- Native name: Ёжуга (Russian); Иожуга (Russian);

Location
- Country: Russia

Physical characteristics
- Mouth: Pinega
- • coordinates: 64°27′50″N 44°15′49″E﻿ / ﻿64.46389°N 44.26361°E
- Length: 165 km (103 mi)
- Basin size: 2,850 km^{2} (1,100 sq mi)
- • average: 13.5 m^{3}/s (480 cu ft/s)

Basin features
- Progression: Pinega→ Northern Dvina→ White Sea

= Yozhuga =

The Yozhuga (also Iozhuga, Ёжуга, Иожуга) is a river in Udorsky District of the Komi Republic and in Pinezhsky District of Arkhangelsk Oblast in Russia. It is a right tributary of the Pinega. It is 165 km long, and the area of its basin 2850 km2. The principal tributary is the Yeyuga (right). The Yezhuga should not be confused with the Mezenskaya Yezhuga, a left tributary of the Mezen, which has the source in the same area as the basin of the Yezhuga, but flows north-east.
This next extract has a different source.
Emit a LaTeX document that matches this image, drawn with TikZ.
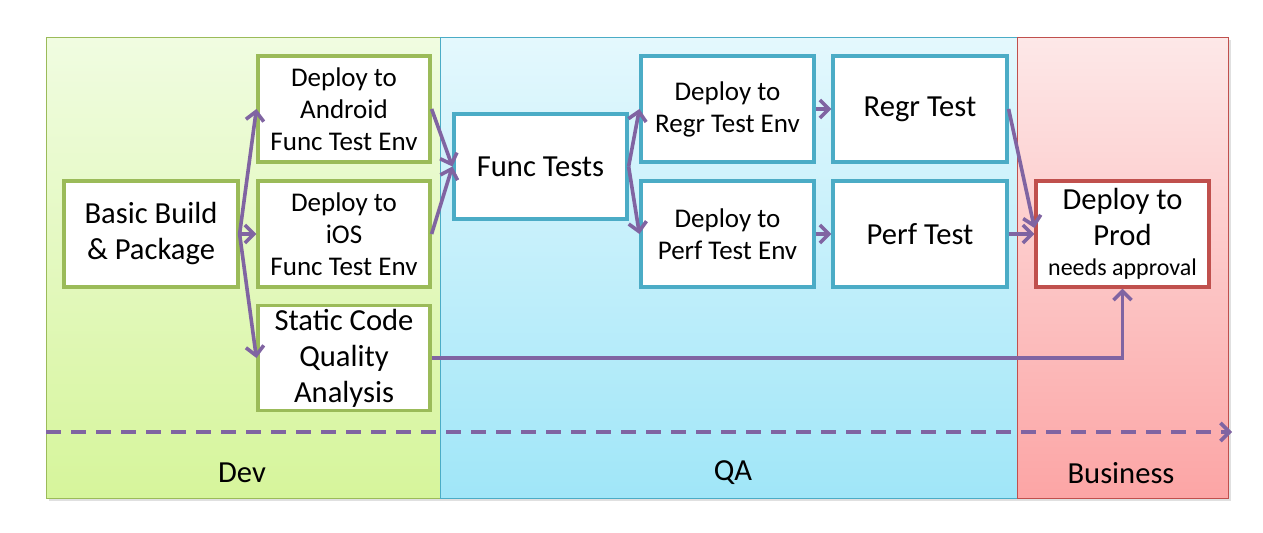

The river basin of the Yezhuga includes the eastern part of Pinezhsky District, as well as relatively minor area in the north-west of Udorsky District and in the south-west of Leshukonsky District.

The source of the Yezhuga is in the north-western part of Udorsky District. The river flow north, crosses the border with the Arkhangelsk Oblast, and then turns west, in the direction of the course of the Pinega, after accepting the Pilisa from the left. Behind the mouth of the Syuzma from the south, it turn north, and eventually north-west. From the east, the Yezhuga accepts its major tributary, the Yeyuga, and turns west. The mouth of the Yezhuga is close to the village of Yezhuga.

Except for the village of Shirokoye in the middle course (upstream from the mouth of the Noras) and the village of Yezhuga in the mouth, the valley of the Yezhuga is not populated.

The Yezhuga was a part of the old trading route used by the Novgorod merchants to get from the basin of the Northern Dvina into the river basin of the Pechora. The merchants were going from the Northern Dvina upstream the Pukshenga, then moved to the Pokshenga and went downstream to the Pinega. From the Pinega, they used the Yezhuga, the Zyryanskaya Vashka and the Vashka to get to the Mezen River, and subsequently the Pyoza and the Tsilma to get to the Pechora.